Challenge: Exactly as written, write out the lines below from the first to the one containing "(#1,#2) ellipse [x", inclusive. Pictures do not belong in the copy.

Source material:
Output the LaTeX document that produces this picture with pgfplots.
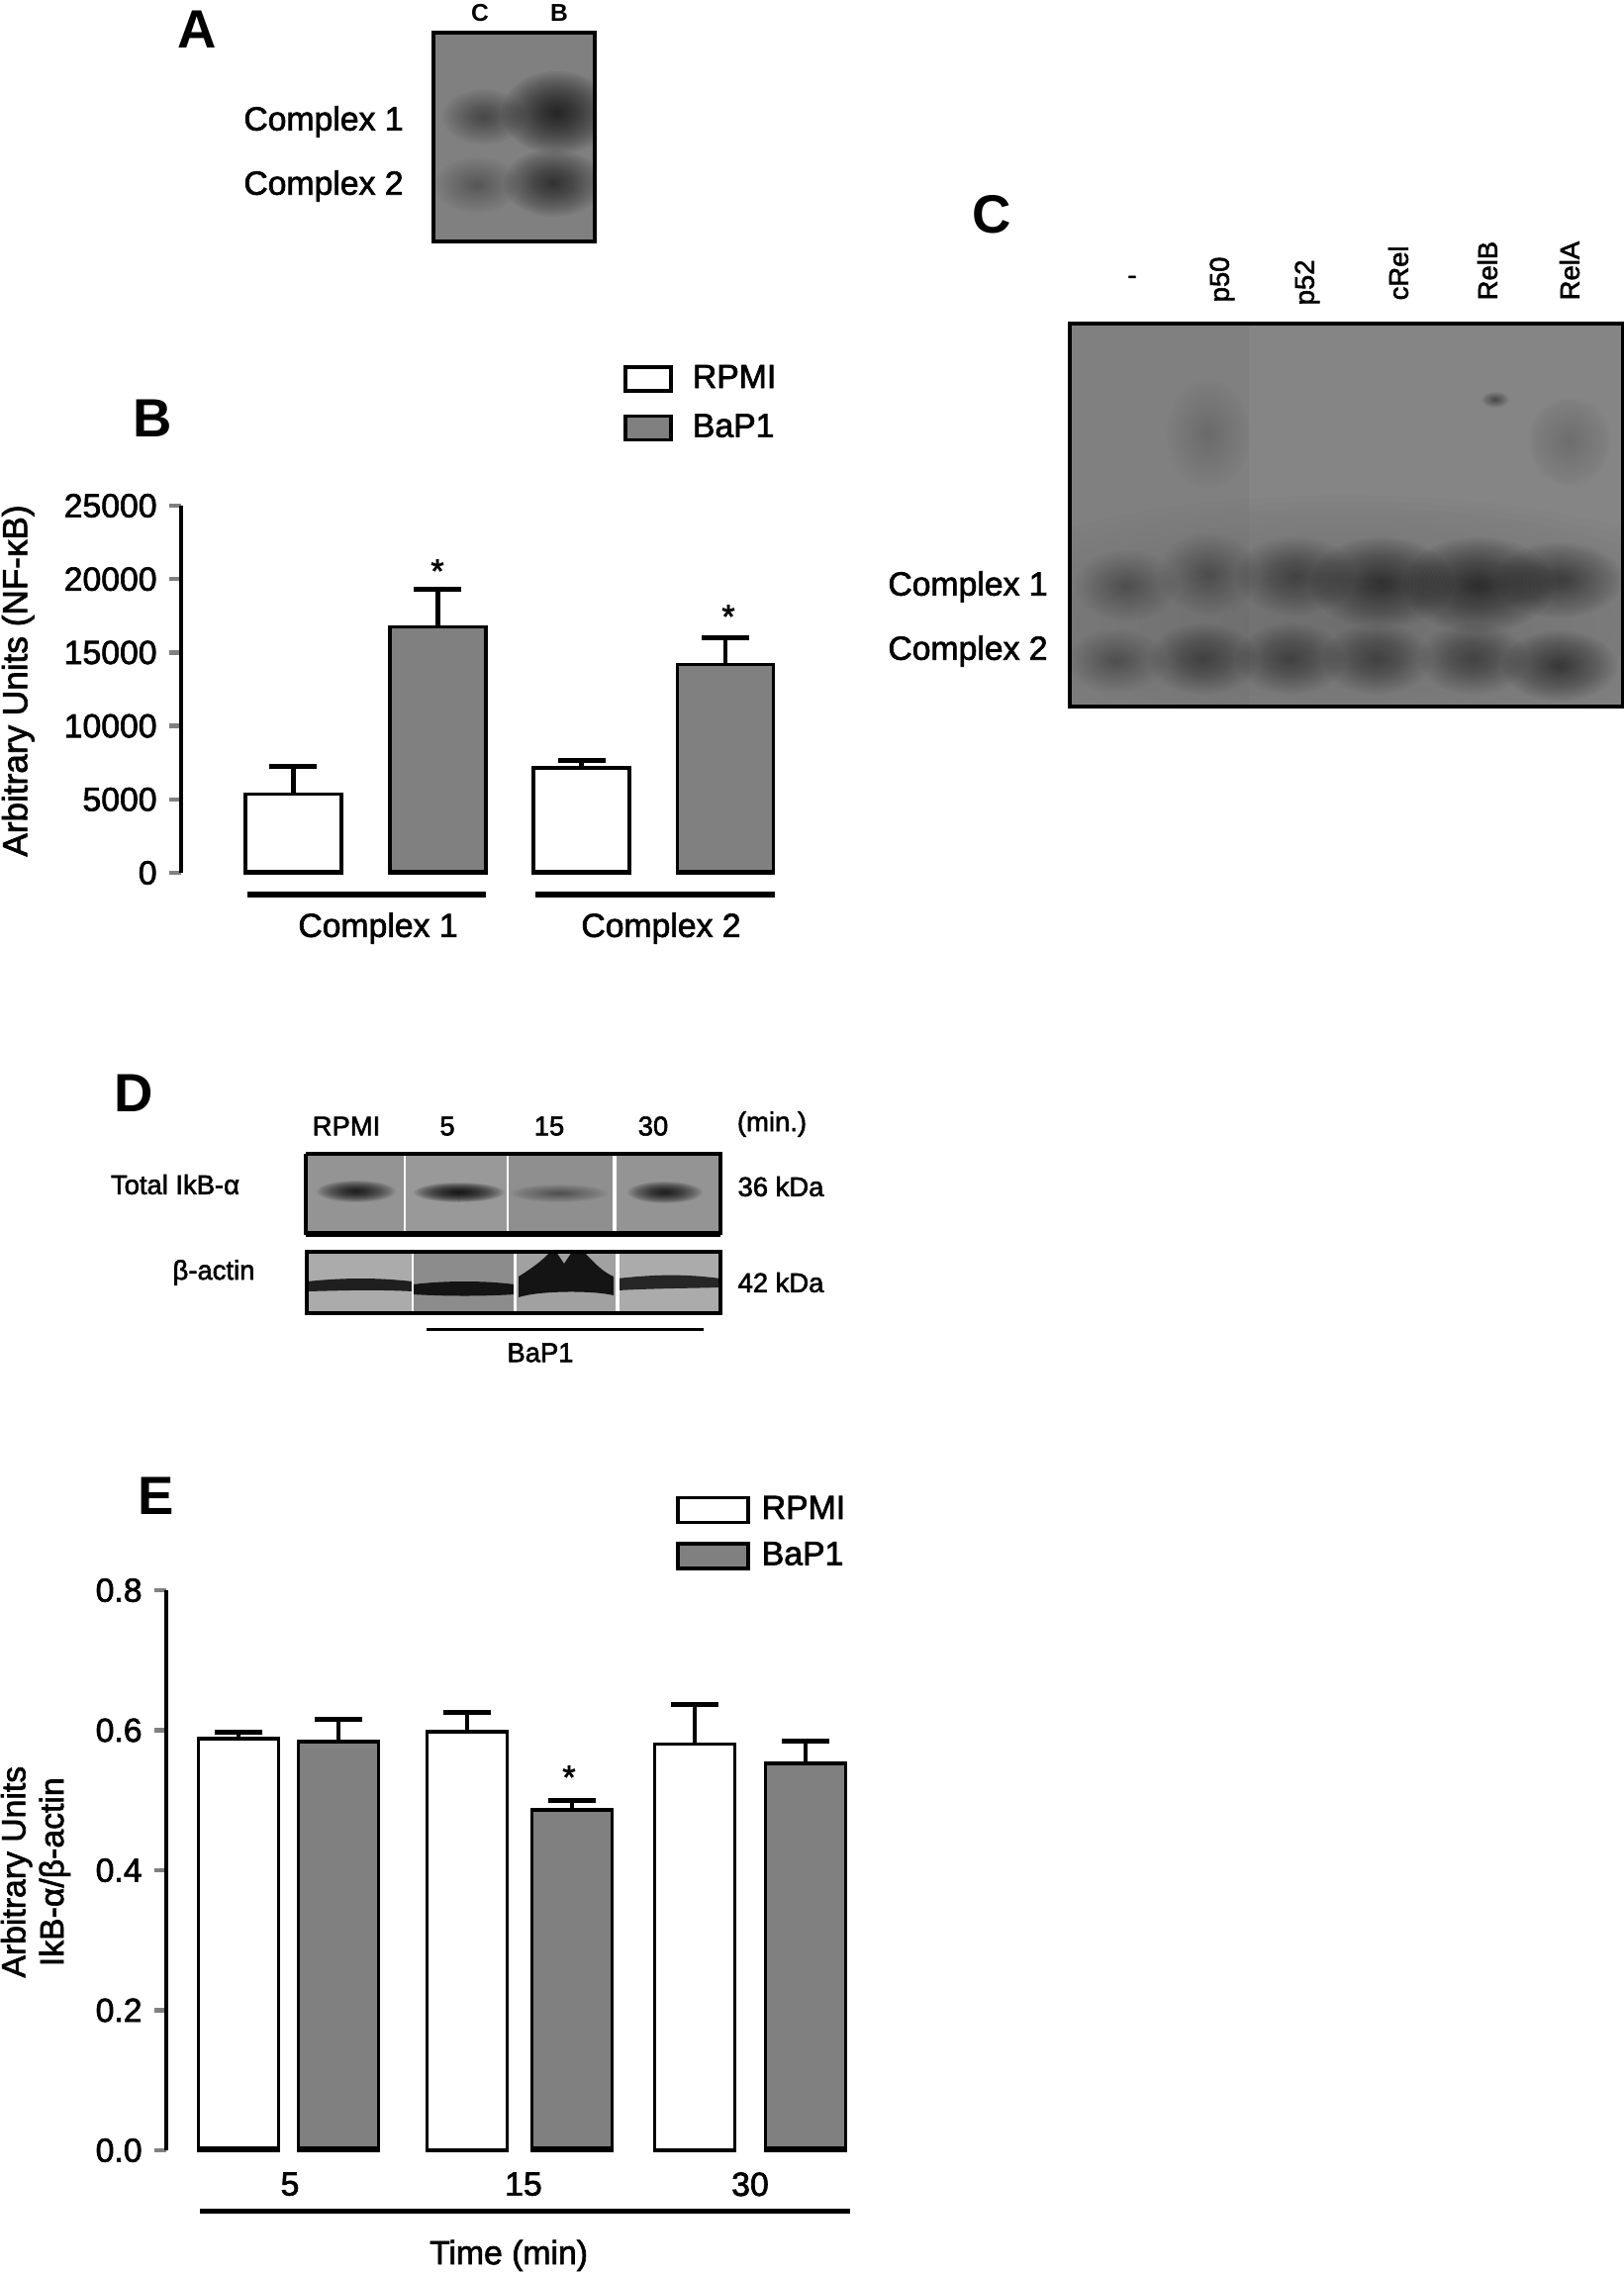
\documentclass[border=0pt]{standalone}
\usepackage{fontspec}
\setmainfont{Liberation Sans}
\newfontfamily\smear{Liberation Sans}[RawFeature={embolden=2}]
\usepackage{pgfplots}
\usepackage{pgfplotstable}
\pgfplotsset{compat=1.18}

\definecolor{barfill}{HTML}{808080}

% panel B
\pgfplotstableread{
x y e
296.5 5360 1890
587.5 7140 500
}\bRPMI
\pgfplotstableread{
x y e
442.5 16760 2530
733 14200 1800
}\bBaP
% panel E
\pgfplotstableread{
x y e
241 0.588 0.009
472 0.598 0.028
702 0.580 0.057
}\eRPMI
\pgfplotstableread{
x y e
342 0.584 0.031
578 0.486 0.014
814 0.553 0.031
}\eBaP

\newcommand{\bigfont}{\fontsize{9.6}{11}\selectfont\smear}
\newcommand{\midfont}{\fontsize{7.8}{9}\selectfont\smear}
\newcommand{\letterfont}{\fontsize{15.5}{17}\selectfont\bfseries}

% soft blot spot: x y rx ry alpha
\newcommand{\blob}[5]{%
  \foreach \s in {1,.95,.9,.85,.8,.75,.7,.65,.6,.55,.5,.45,.4,.35,.3,.25,.2,.15,.1,.05}{%
    \fill[black,opacity=#5/2] (#1,#2) ellipse [x radius={\s*#3}, y radius={\s*#4}];}}

\pgfplotsset{
  panel/.style={
    scale only axis, clip=false,
    axis x line=bottom, axis y line=left,
    axis line style={-,line width=.45mm},
    x axis line style={draw=none},
    xtick style={draw=none}, ytick pos=left,
    ytick style={line width=.45mm},
    tick align=outside, major tick length=1.2mm,
    tick label style={font=\bigfont},
    /pgf/number format/assume math mode=true,
    ybar, bar shift=0pt,
    legend cell align=left,
    legend style={draw=none,fill=none,inner sep=0pt,font=\bigfont},
  },
  barA/.style={draw=black,fill=white,line width=.35mm,
    error bars/.cd,y dir=plus,y explicit,
    error bar style={line width=.42mm,black},
    error mark options={rotate=90,mark size=2.4mm,line width=.5mm,black}},
  barB/.style={draw=black,fill=barfill,line width=.35mm,
    error bars/.cd,y dir=plus,y explicit,
    error bar style={line width=.42mm,black},
    error mark options={rotate=90,mark size=2.4mm,line width=.5mm,black}},
}

\begin{document}
\begin{tikzpicture}[x=0.1mm,y=0.1mm]
\path[use as bounding box] (0,0) rectangle (1641,2298);

% ---- B
\begin{axis}[panel,
    at={(18.3mm,141.6mm)},anchor=south west,
    width=61.7mm,height=37.1mm,
    xmin=183,xmax=800,ymin=0,ymax=25000,
    ytick={0,5000,10000,15000,20000,25000},
    scaled y ticks=false,
    yticklabel style={/pgf/number format/set thousands separator={}},
    xtick={382,668},xticklabels={Complex 1,Complex 2},
    xticklabel style={yshift=-1.6mm},
    bar width=9.7mm,
    every axis y label/.style={at={(axis description cs:-0.267,0.523)},rotate=90,anchor=center,font=\fontsize{10}{11}\selectfont\smear},
    ylabel={Arbitrary Units (NF-κB)},
    legend image code/.code={\draw[#1] (0mm,-1.2mm) rectangle (4.6mm,1.2mm);\path (5.9mm,0mm);},
    legend style={at={(axis description cs:0.724,1.404)},anchor=north west,row sep=.7mm},
]
\addplot[barA] table[x=x,y=y,y error=e] {\bRPMI};
\addplot[barB] table[x=x,y=y,y error=e] {\bBaP};
\legend{RPMI,BaP1}
\end{axis}

% ---- E
\begin{axis}[panel,
    at={(16.8mm,12.5mm)},anchor=south west,
    width=70.2mm,height=56.6mm,
    xmin=168,xmax=870,ymin=0,ymax=0.8,
    ytick={0,0.2,0.4,0.6,0.8},
    yticklabel style={/pgf/number format/fixed,/pgf/number format/fixed zerofill,/pgf/number format/precision=1},
    xtick={293,529,758},xticklabels={5,15,30},
    xticklabel style={yshift=.2mm},
    bar width=8.1mm,
    every axis y label/.style={at={(axis description cs:-0.188,0.497)},rotate=90,anchor=center,font=\bigfont,align=center},
    ylabel={Arbitrary Units\\IkB-α/β-actin},
    every axis x label/.style={at={(axis description cs:0.493,-0.188)},anchor=center,font=\bigfont},
    xlabel={Time (min)},
    legend image code/.code={\draw[#1] (0mm,-1.25mm) rectangle (7.1mm,1.25mm);\path (7.6mm,0mm);},
    legend style={at={(axis description cs:0.733,1.182)},anchor=north west,row sep=.4mm},
]
\addplot[barA] table[x=x,y=y,y error=e] {\eRPMI};
\addplot[barB] table[x=x,y=y,y error=e] {\eBaP};
\legend{RPMI,BaP1}
\end{axis}

\begin{scope}[yshift=229.8mm,y=-0.1mm]
% annotations of B and E
\foreach \xa/\xb in {250/491,541/783} \draw[line width=.55mm] (\xa,904)--(\xb,904);
\foreach \xa/\xb in {248/345,393/492,539/636,684/782} \draw[line width=.5mm] (\xa,881)--(\xb,881);
\node[font=\bigfont] at (442,577) {*};
\node[font=\bigfont] at (736,623) {*};
\node[font=\bigfont] at (575,1796) {*};
\draw[line width=.5mm] (202,2234)--(859,2234);
\foreach \xa/\xb in {201/281,301/383,538/618,774/855} \draw[line width=.5mm] (\xa,2171)--(\xb,2171);

% panel letters
\node[font=\letterfont] at (199,30) {A};
\node[font=\letterfont] at (154,423) {B};
\node[font=\letterfont] at (1002,217) {C};
\node[font=\letterfont] at (135,1105) {D};
\node[font=\letterfont] at (158,1512) {E};

% ---- A
\begin{scope}
\clip (438,33) rectangle (601,244);
\fill[black!50] (438,33) rectangle (601,244);
\blob{489}{118}{42}{28}{.045}
\blob{563}{114}{56}{42}{.10}
\blob{482}{187}{42}{28}{.03}
\blob{559}{185}{50}{34}{.08}
\end{scope}
\draw[line width=.4mm] (438,33) rectangle (601,244);
\node[font=\bigfont] at (327,123) {Complex 1};
\node[font=\bigfont] at (327,188) {Complex 2};
\node[font=\fontsize{7}{8}\selectfont\bfseries] at (485,13) {C};
\node[font=\fontsize{7}{8}\selectfont\bfseries] at (565,13) {B};

% ---- C
\begin{scope}
\clip (1081,327) rectangle (1640,714);
\fill[black!48] (1081,327) rectangle (1640,714);
\fill[black!50] (1081,327) rectangle (1262,714);
\blob{1360}{630}{420}{130}{.012}
\blob{1138}{592}{52}{36}{.035}
\blob{1221}{580}{50}{42}{.028}
\blob{1309}{582}{60}{40}{.05}
\blob{1396}{589}{72}{46}{.07}
\blob{1494}{591}{76}{48}{.075}
\blob{1576}{586}{64}{38}{.055}
\blob{1128}{668}{50}{32}{.03}
\blob{1216}{666}{55}{36}{.05}
\blob{1304}{666}{55}{36}{.05}
\blob{1391}{666}{55}{36}{.05}
\blob{1489}{666}{55}{36}{.05}
\blob{1576}{673}{58}{36}{.06}
\blob{1221}{439}{42}{55}{.012}
\blob{1586}{446}{42}{45}{.014}
\blob{1511}{404}{14}{8}{.05}
\end{scope}
\draw[line width=.4mm] (1081,327) rectangle (1640,714);
\node[font=\bigfont] at (978,593) {Complex 1};
\node[font=\bigfont] at (978,658) {Complex 2};
\node[font=\midfont] at (1144,283) {-};
\foreach \x/\yy/\t in {1235/306/p50,1321/309/p52,1413/304/cRel,1503/304/RelB,1586/304/RelA}
  \node[font=\midfont,rotate=90,anchor=west,inner sep=0pt] at (\x,\yy) {\t};

% ---- D upper
\begin{scope}
\clip (309,1166) rectangle (728,1248);
\fill[black!42] (309,1166) rectangle (409,1248);
\fill[black!40] (409,1166) rectangle (513,1248);
\fill[black!44] (513,1166) rectangle (621,1248);
\fill[black!42] (621,1166) rectangle (728,1248);
\blob{360}{1204}{40}{11}{.13}
\blob{464}{1205}{46}{10}{.16}
\blob{565}{1206}{50}{9}{.05}
\blob{672}{1205}{38}{11}{.13}
\end{scope}
\foreach \x/\w in {409/.25,513/.25,621/.4} \draw[white,line width=\w mm] (\x,1166)--(\x,1248);
\draw[line width=.35mm] (309,1166)--(728,1166)--(728,1248);
\draw[line width=.35mm] (309,1248)--(309,1166);
\draw[line width=.6mm] (309,1247)--(728,1247);

% ---- D lower
\begin{scope}
\clip (310,1265) rectangle (728,1327);
\fill[black!33] (310,1265) rectangle (417,1327);
\fill[black!45] (417,1265) rectangle (520,1327);
\fill[black!37] (520,1265) rectangle (624,1327);
\fill[black!33] (624,1265) rectangle (728,1327);
\fill[black!88] (310,1295) .. controls (350,1291) and (380,1291) .. (417,1295) -- (417,1305) .. controls (380,1303) and (350,1304) .. (310,1305) -- cycle;
\fill[black!92] (417,1298) .. controls (450,1294) and (490,1294) .. (520,1298) -- (520,1308) .. controls (490,1310) and (450,1310) .. (417,1308) -- cycle;
\fill[black!92] (524,1290) .. controls (540,1280) and (550,1272) .. (556,1265) -- (562,1265) -- (570,1277) -- (578,1265) -- (590,1265) .. controls (600,1276) and (610,1286) .. (620,1290) -- (620,1309) .. controls (600,1304) and (545,1304) .. (524,1311) -- cycle;
\fill[black!85] (624,1292) .. controls (660,1288) and (690,1287) .. (728,1292) -- (728,1301) .. controls (690,1302) and (660,1302) .. (624,1304) -- cycle;
\end{scope}
\foreach \x/\w in {417/.25,520/.3,624/.35} \draw[white,line width=\w mm] (\x,1265)--(\x,1327);
\draw[line width=.4mm] (310,1265) rectangle (728,1327);

\node[font=\midfont] at (350,1138) {RPMI};
\node[font=\midfont] at (452,1138) {5};
\node[font=\midfont] at (555,1138) {15};
\node[font=\midfont] at (660,1138) {30};
\node[font=\midfont] at (780,1136) {(min.)};
\node[font=\midfont] at (177,1197) {Total IkB-α};
\node[font=\midfont] at (216,1286) {β-actin};
\node[font=\midfont] at (789,1199) {36 kDa};
\node[font=\midfont] at (789,1296) {42 kDa};
\draw[line width=.3mm] (431,1343)--(711,1343);
\node[font=\midfont] at (546,1367) {BaP1};
\end{scope}
\end{tikzpicture}
\end{document}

Problem solution:
Output the LaTeX document that produces this picture with pgfplots.
\documentclass[border=0pt]{standalone}
\usepackage{fontspec}
\setmainfont{Liberation Sans}
\newfontfamily\smear{Liberation Sans}[RawFeature={embolden=2}]
\usepackage{pgfplots}
\usepackage{pgfplotstable}
\pgfplotsset{compat=1.18}

\definecolor{barfill}{HTML}{808080}

% panel B
\pgfplotstableread{
x y e
296.5 5360 1890
587.5 7140 500
}\bRPMI
\pgfplotstableread{
x y e
442.5 16760 2530
733 14200 1800
}\bBaP
% panel E
\pgfplotstableread{
x y e
241 0.588 0.009
472 0.598 0.028
702 0.580 0.057
}\eRPMI
\pgfplotstableread{
x y e
342 0.584 0.031
578 0.486 0.014
814 0.553 0.031
}\eBaP

\newcommand{\bigfont}{\fontsize{9.6}{11}\selectfont\smear}
\newcommand{\midfont}{\fontsize{7.8}{9}\selectfont\smear}
\newcommand{\letterfont}{\fontsize{15.5}{17}\selectfont\bfseries}

% soft blot spot: x y rx ry alpha
\newcommand{\blob}[5]{%
  \foreach \s in {1,.95,.9,.85,.8,.75,.7,.65,.6,.55,.5,.45,.4,.35,.3,.25,.2,.15,.1,.05}{%
    \fill[black,opacity=#5/2] (#1,#2) ellipse [x radius={\s*#3}, y radius={\s*#4}];}}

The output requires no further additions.